Past and Present begins with a 1951 essay published in Commentary, "Leo Strauss: Ancients and Moderns." The superficial oddity of this opening underlines its programmatic purpose. Himmelfarb is above all a student of nineteenth-century Britain, while Strauss's concerns are more temporally wide-ranging. Yet they share a methodological commitment to seeking truth in real historical events rather than in the prescriptions of scientism. Despite their different specializations, both scholars are akin.

The rest of the collection settles into Himmelfarb's realms of expertise. The essays primarily examine the English moderns from Burke to Churchill, with particular attention paid to the Victorians. Himmelfarb's favorite muses are clear: Edmund Burke, Matthew Arnold, and Walter Bagehot make frequent appearances. These three are central to her intellectual program: All understand culture and politics as a conversation with the past. Her treatment of Arnold is particularly subtle and incisive. Part of Himmelfarb's genius is finding happy syntheses of tense dichotomies, and in the case of Arnold she shows how his dogmatic "Hebraism" and freethinking "Hellenism" are both necessary for a healthy society. If the Victorians had too much of the former, as Arnold felt, we have too much of the latter. Himmelfarb is always concerned with the golden mean.

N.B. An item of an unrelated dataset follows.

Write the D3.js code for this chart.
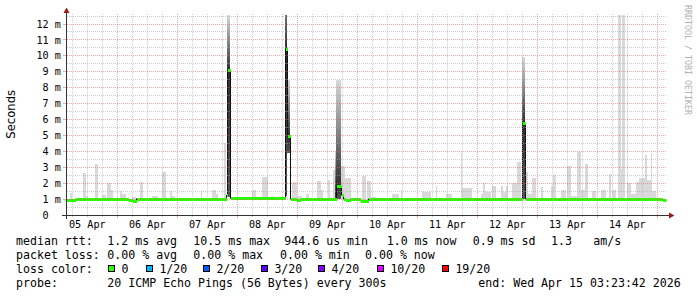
<!DOCTYPE html>
<html><head><meta charset="utf-8">
<script src="https://cdn.jsdelivr.net/npm/d3@7/dist/d3.min.js"></script>
<style>html,body{margin:0;padding:0;background:#fff;}svg{display:block;}text{white-space:pre;}</style>
</head><body><svg id="c" width="697" height="297"></svg>
<script>
// ---------------- data ----------------
const startTime = "2026-04-05 03:23:42";
const endTime   = "2026-04-15 03:23:42";
const yMax = 12.63;
const yTicks = [0,1,2,3,4,5,6,7,8,9,10,11,12];
const yMinorTicks = [0.5,1.5,2.5,3.5,4.5,5.5,6.5,7.5,8.5,9.5,10.5,11.5,12.5];
const dayLabels = ["2026-04-05","2026-04-06","2026-04-07","2026-04-08","2026-04-09","2026-04-10","2026-04-11","2026-04-12","2026-04-13","2026-04-14"];

const medianTimes = ["2026-04-05 03:24","2026-04-05 07:00","2026-04-05 11:23","2026-04-06 04:11","2026-04-06 05:47","2026-04-06 07:23","2026-04-06 23:23","2026-04-07 19:23","2026-04-07 19:54","2026-04-07 21:11","2026-04-08 19:11","2026-04-08 19:59","2026-04-08 21:11","2026-04-08 23:23","2026-04-09 00:59","2026-04-09 15:40","2026-04-09 17:23","2026-04-09 18:11","2026-04-09 18:59","2026-04-09 20:59","2026-04-10 00:59","2026-04-10 04:11","2026-04-12 18:04","2026-04-12 19:16","2026-04-15 01:47"];
const medianValues = [0.97,1.0,0.98,0.95,0.9,1.02,0.98,1.25,9.1,1.04,10.4,4.95,1.0,0.93,1.0,1.84,1.25,1.0,0.95,1.0,0.88,1.0,5.8,1.0,0.93];

const smokeMin = 0.92;
// [start, end, highest ping]
const smokeBars = [
["2026-04-05 05:16","2026-04-05 06:04",1.4],["2026-04-05 10:11","2026-04-05 11:23",2.65],["2026-04-05 11:23","2026-04-05 12:28",1.2],
["2026-04-05 15:16","2026-04-05 16:11",3.2],["2026-04-05 17:47","2026-04-05 19:23",1.25],["2026-04-05 20:04","2026-04-05 21:23",2.0],
["2026-04-05 21:23","2026-04-05 22:11",1.6],["2026-04-06 00:59","2026-04-06 02:04",1.5],["2026-04-06 02:04","2026-04-06 03:23",1.3],
["2026-04-06 05:47","2026-04-06 07:23",1.15],["2026-04-06 09:16","2026-04-06 10:11",2.1],["2026-04-06 14:04","2026-04-06 16:11",1.2],
["2026-04-06 17:47","2026-04-06 19:23",2.7],["2026-04-06 20:59","2026-04-06 22:04",1.5],["2026-04-06 22:04","2026-04-06 23:06",1.2],
["2026-04-07 09:23","2026-04-07 10:04",1.6],["2026-04-07 14:04","2026-04-07 15:23",1.6],["2026-04-07 15:23","2026-04-07 16:11",1.35],
["2026-04-07 18:47","2026-04-07 19:35",4.5],["2026-04-08 06:04","2026-04-08 07:23",1.57],["2026-04-08 10:04","2026-04-08 12:11",2.4],
["2026-04-08 13:23","2026-04-08 14:11",1.2],["2026-04-08 21:54","2026-04-09 00:04",2.05],["2026-04-09 00:04","2026-04-09 02:04",1.2],
["2026-04-09 03:23","2026-04-09 04:42",1.3],["2026-04-09 08:04","2026-04-09 09:23",2.13],["2026-04-09 09:23","2026-04-09 10:18",1.57],
["2026-04-09 12:18","2026-04-09 13:16",2.2],["2026-04-09 14:18","2026-04-09 15:40",2.8],["2026-04-09 17:40","2026-04-09 18:59",3.1],
["2026-04-09 18:59","2026-04-09 21:23",2.35],["2026-04-10 02:04","2026-04-10 03:23",2.47],["2026-04-10 04:04","2026-04-10 05:23",2.13],
["2026-04-10 05:47","2026-04-10 07:23",1.1],["2026-04-10 14:04","2026-04-10 16:42",1.35],["2026-04-10 17:23","2026-04-10 18:04",1.57],
["2026-04-11 02:04","2026-04-11 05:23",1.45],["2026-04-11 07:23","2026-04-11 08:04",1.8],["2026-04-11 11:23","2026-04-11 14:04",1.3],
["2026-04-11 17:23","2026-04-11 18:04",3.9],["2026-04-11 18:04","2026-04-11 22:04",1.7],["2026-04-12 01:23","2026-04-12 02:18",1.3],
["2026-04-12 02:18","2026-04-12 03:06",2.0],["2026-04-12 03:06","2026-04-12 05:23",1.45],["2026-04-12 06:04","2026-04-12 07:23",1.84],
["2026-04-12 09:23","2026-04-12 10:18",1.84],["2026-04-12 10:18","2026-04-12 11:23",1.45],["2026-04-12 11:23","2026-04-12 12:28",1.8],
["2026-04-12 14:04","2026-04-12 16:04",2.0],["2026-04-12 16:04","2026-04-12 17:23",3.35],["2026-04-12 19:23","2026-04-12 20:18",2.7],
["2026-04-12 20:18","2026-04-12 22:04",1.35],["2026-04-12 22:04","2026-04-12 23:23",2.3],["2026-04-13 01:23","2026-04-13 02:18",1.75],
["2026-04-13 05:23","2026-04-13 06:18",1.8],["2026-04-13 06:18","2026-04-13 07:23",2.5],["2026-04-13 09:23","2026-04-13 11:23",1.6],
["2026-04-13 12:04","2026-04-13 13:23",3.07],["2026-04-13 13:23","2026-04-13 16:04",1.2],["2026-04-13 16:04","2026-04-13 17:23",3.98],
["2026-04-13 17:23","2026-04-13 19:16",1.57],["2026-04-13 19:16","2026-04-13 20:11",3.2],["2026-04-13 22:04","2026-04-13 23:23",1.5],
["2026-04-14 01:23","2026-04-14 03:23",1.6],["2026-04-14 04:42","2026-04-14 05:40",2.57],["2026-04-14 06:04","2026-04-14 07:23",1.55],
["2026-04-14 08:18","2026-04-14 09:23",12.57],["2026-04-14 09:23","2026-04-14 10:04",2.9],["2026-04-14 10:04","2026-04-14 11:16",12.57],
["2026-04-14 12:04","2026-04-14 13:23",2.0],["2026-04-14 13:23","2026-04-14 15:23",1.35],["2026-04-14 15:23","2026-04-14 16:42",2.05],
["2026-04-14 16:42","2026-04-14 19:06",2.3],["2026-04-14 19:06","2026-04-14 20:04",3.77],["2026-04-14 20:04","2026-04-14 21:23",2.2],
["2026-04-14 21:23","2026-04-14 22:04",3.9],["2026-04-14 22:04","2026-04-14 23:23",1.5]
];
// [start, end, lowest ping, median, highest ping]
const spikeSmoke = [
["2026-04-07 19:54","2026-04-07 21:11",1.1,9.1,12.57],
["2026-04-08 19:11","2026-04-08 19:59",1.2,10.4,16],
["2026-04-08 19:59","2026-04-08 21:11",3.9,4.95,8.5],
["2026-04-09 14:59","2026-04-09 15:40",1.0,1.3,4.0],
["2026-04-09 15:40","2026-04-09 17:23",1.0,1.84,8.5],
["2026-04-12 18:04","2026-04-12 19:16",1.0,5.8,9.9]
];

const yTitle = "Seconds";
const watermark = "RRDTOOL / TOBI OETIKER";
const rttLabel = "median rtt:";
const rttStats = ["1.2 ms avg","10.5 ms max","944.6 us min","1.0 ms now","0.9 ms sd","1.3","am/s"];
const lossLabel = "packet loss:";
const lossStats = ["0.00 % avg","0.00 % max","0.00 % min","0.00 % now"];
const lossColorLabel = "loss color:";
const lossLevels = ["0","1/20","2/20","3/20","4/20","10/20","19/20"];
const lossColors = ["#26ff00","#00b8ff","#0059ff","#5e00ff","#7e00ff","#dd00ff","#ff0000"];
const probeLabel = "probe:";
const probeText = "20 ICMP Echo Pings (56 Bytes) every 300s";
const endText = "end: Wed Apr 15 03:23:42 2026";

// ---------------- drawing ----------------
const svg = d3.select("#c");
const p1 = d3.utcParse("%Y-%m-%d %H:%M:%S"), p2 = d3.utcParse("%Y-%m-%d %H:%M"), p3 = d3.utcParse("%Y-%m-%d");
const parse = s => p1(s) || p2(s) || p3(s);
const t0 = parse(startTime), t1 = parse(endTime);
const x = d3.scaleUtc().domain([t0, t1]).range([65.8, 665.8]);
const y = d3.scaleLinear().domain([0, yMax]).range([215, 14]);
const px = v => Math.floor(v) + 0.5;
const mono = "'DejaVu Sans Mono', monospace";

svg.append("rect").attr("width", 697).attr("height", 297).attr("fill", "#fff");
const defs = svg.append("defs");
defs.append("clipPath").attr("id", "plot").append("rect")
  .attr("x", 66).attr("y", y(12.57)).attr("width", 600.5).attr("height", 215 - y(12.57));

const g = svg.append("g").attr("clip-path", "url(#plot)");

// light smoke
g.selectAll("rect.smoke").data(smokeBars).join("rect").attr("class", "smoke")
  .attr("x", d => Math.round(x(parse(d[0]))))
  .attr("width", d => Math.max(1, Math.round(x(parse(d[1]))) - Math.round(x(parse(d[0])))))
  .attr("y", d => Math.round(y(d[2])))
  .attr("height", d => Math.round(y(smokeMin)) - Math.round(y(d[2])))
  .attr("fill", "#d9d9d9").attr("shape-rendering", "crispEdges");

// dense smoke with gradient
spikeSmoke.forEach((d, i) => {
  const ya = y(d[2]), ym = y(d[3]), yb = y(d[4]);
  const gr = defs.append("linearGradient").attr("id", "sg" + i)
    .attr("gradientUnits", "userSpaceOnUse").attr("x1", 0).attr("x2", 0).attr("y1", ya).attr("y2", yb);
  gr.append("stop").attr("offset", 0).attr("stop-color", "#555");
  gr.append("stop").attr("offset", (ya - ym) / (ya - yb)).attr("stop-color", "#2e2e2e");
  gr.append("stop").attr("offset", 1).attr("stop-color", "#d8d8d8");
  const xa = Math.round(x(parse(d[0]))), xb = Math.round(x(parse(d[1])));
  g.append("rect").attr("x", xa).attr("width", Math.max(1, xb - xa))
    .attr("y", Math.round(yb)).attr("height", Math.round(ya) - Math.round(yb))
    .attr("fill", "url(#sg" + i + ")").attr("shape-rendering", "crispEdges");
});

// median
const med = medianTimes.map((t, i) => ({t: parse(t), v: medianValues[i]}));
med.push({t: t1, v: medianValues[medianValues.length - 1]});
g.append("path").datum(med)
  .attr("d", d3.line().curve(d3.curveStepAfter).x(d => Math.round(x(d.t)) + 0.5).y(d => y(d.v)))
  .attr("fill", "none").attr("stroke", "#111").attr("stroke-width", 1);
g.append("path").datum(med)
  .attr("d", d3.area().curve(d3.curveStepAfter).x(d => Math.round(x(d.t)) + 1)
    .y0(d => Math.round(y(d.v)) + 2).y1(d => Math.round(y(d.v)) - 1))
  .attr("fill", lossColors[0]).attr("shape-rendering", "crispEdges");

// grid (drawn on top, as rrdtool does)
const minorC = "rgba(170,170,170,0.6)", majorC = "rgba(225,100,100,0.55)";
const grid = svg.append("g").attr("shape-rendering", "crispEdges");
const hours6 = d3.utcHour.every(6).range(t0, t1);
hours6.forEach(t => {
  const major = t.getUTCHours() === 0;
  const xx = px(x(t));
  const c = major ? majorC : minorC;
  grid.append("line").attr("x1", xx).attr("x2", xx).attr("y1", 14).attr("y2", 215)
    .attr("stroke", c).attr("stroke-dasharray", "1,1");
  grid.append("line").attr("x1", xx).attr("x2", xx).attr("y1", 215).attr("y2", major ? 218 : 217)
    .attr("stroke", c);
});
yMinorTicks.forEach(v => {
  const yy = px(y(v));
  grid.append("line").attr("x1", 67).attr("x2", 666).attr("y1", yy).attr("y2", yy)
    .attr("stroke", minorC).attr("stroke-dasharray", "1,1");
});
yTicks.filter(v => v > 0).forEach(v => {
  const yy = px(y(v));
  grid.append("line").attr("x1", 67).attr("x2", 666).attr("y1", yy).attr("y2", yy)
    .attr("stroke", majorC).attr("stroke-dasharray", "1,1");
  grid.append("line").attr("x1", 63).attr("x2", 66).attr("y1", yy).attr("y2", yy).attr("stroke", majorC);
});

// axes
const axisC = "#333", arrowC = "#9b1b1b";
svg.append("line").attr("x1", 62).attr("x2", 670).attr("y1", 215.5).attr("y2", 215.5)
  .attr("stroke", axisC).attr("shape-rendering", "crispEdges");
svg.append("line").attr("x1", 66.5).attr("x2", 66.5).attr("y1", 219).attr("y2", 11)
  .attr("stroke", axisC).attr("shape-rendering", "crispEdges");
svg.append("path").attr("d", "M669,212.5L674.5,215.5L669,218.5Z").attr("fill", arrowC);
svg.append("path").attr("d", "M63.5,13L66.5,7.5L69.5,13Z").attr("fill", arrowC);

// y tick labels
svg.selectAll("text.yl").data(yTicks).join("text").attr("class", "yl")
  .attr("x", 60.8).attr("y", d => y(d) + 3.6).attr("text-anchor", "end")
  .attr("font-family", mono).attr("font-size", "10.15px").attr("fill", "#000")
  .text(d => (d === 0 ? " 0  " : (d < 10 ? " " : "") + d + " m"));

// x tick labels (centred at noon)
const fmt = d3.utcFormat("%d %b");
svg.selectAll("text.xl").data(dayLabels).join("text").attr("class", "xl")
  .attr("x", d => x(d3.utcHour.offset(parse(d), 12)))
  .attr("y", 228.3).attr("text-anchor", "middle")
  .attr("font-family", mono).attr("font-size", "10.15px").attr("fill", "#000")
  .text(d => fmt(parse(d)));

// y title
svg.append("text").attr("transform", "translate(15,114.3) rotate(-90)")
  .attr("text-anchor", "middle").attr("font-family", "'DejaVu Sans', sans-serif")
  .attr("font-size", "11.6px").attr("fill", "#000").text(yTitle);

// watermark
svg.append("text").attr("transform", "translate(684.5,5) rotate(90)")
  .attr("font-family", mono).attr("font-size", "8.3px").attr("fill", "#b0b0b0").text(watermark);

// legend
const leg = svg.append("g").attr("font-family", mono).attr("font-size", "11.6px").attr("fill", "#000");
const put = (s, xx, yy) => leg.append("text").attr("x", xx).attr("y", yy).text(s);
const rowY = [244.5, 258.5, 272.5, 286.5];
put(rttLabel, 16, rowY[0]);
[107.3, 193.3, 284.3, 386.7, 472.7, 551, 593.3].forEach((xx, i) => put(rttStats[i], xx, rowY[0]));
put(lossLabel, 16, rowY[1]);
[107.3, 193.3, 280, 365].forEach((xx, i) => put(lossStats[i], xx, rowY[1]));
put(lossColorLabel, 16, rowY[2]);
const swX = [108, 146, 203, 261, 318, 377, 442];
lossLevels.forEach((s, i) => {
  leg.append("rect").attr("x", swX[i] + 0.5).attr("y", 265.5).attr("width", 6).attr("height", 6)
    .attr("fill", lossColors[i]).attr("stroke", "#000").attr("stroke-width", 1).attr("shape-rendering", "crispEdges");
  put(s, swX[i] + 13.4, rowY[2]);
});
put(probeLabel, 16, rowY[3]);
put(probeText, 107.3, rowY[3]);
put(endText, 478.3, rowY[3]);
</script></body></html>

Her treatment of the relationship between political and social or civic spheres shows a similar effort toward reasoned harmony. Two pieces especially stand out: "Democratic Remedies for Democratic Disorders" (1998) and "For Love of Country: Civil Society and the State" (1997). The former foresees the balkanization of the American polity, anticipating by almost two decades a recent George Weigel piece that suggests the right thing for America might be another Great Awakening. "For Love of Country" argues for a symbiotic alliance of civil society and politics.

If these essays painted a grim picture of America at the time of their publication, their shades have only continued to darken. Himmelfarb cites a 1998 poll in which three-quarters of respondents said America's problems arose from "moral decay;" here, two decades later, even as we find ourselves in the midst of the worst drug epidemic in American history and the sexual revolution reaches its humanity-annihilating endgame, how many people would even dare to use the words "moral decay" publicly? More worrying is Himmelfarb's far-sighted correction of those who would divorce their civil life from their political life: "Nor can we afford the luxury of being apolitical, of depriving ourselves of the proper resources of government. Indeed, civil society itself requires them, if only to preserve its independence, strengthen its constituent parts, and thus help remoralize itself."

These essays present urgent and important arguments. What was once called the Religious Right is currently devouring itself from within. One faction seems willing to abandon its traditional skepticism of Caesar now that "our" man is in the White House. A rival faction led by Rod Dreher considers embracing "the Benedict Option," which amounts to a retreat from broader American society to small communities of like-minded individuals. This latter effort is the most threatening heresy facing American conservatism today; as R. R. Reno writes, "I fear [Dreher's] book encourages some of our debilitating self-deceptions."

Times are bad, but they always are. Like the guardians of the White Horse Vale, religious conservatives must deal with our time's weeds as they come to us. Abandoning the American project is a reckless response to problems that are, ultimately, merely human problems. Underneath the impulse is a radicalism that speaks the language of conservatism, a sullen refusal to engage in the conversation with the past; it poses as great a threat to conservatism and the national soul as any fanatical scientism. Himmelfarb warns: "Civil society should not be the enemy of the state but its ally—an ally not of the welfare state, to be sure, but of a state worthy of our 'public affections.'"

These are odd times, but their problems are not insoluble. They are not even that new—human nature does not change. We may not know how to stop the decline, but we can find out. Past and Present serves as an example of how to approach the problems through reasoned engagement with the past, that is to say, as conservatives. Himmelfarb is a treasure, not only for the conclusions she draws, but for the way she draws them.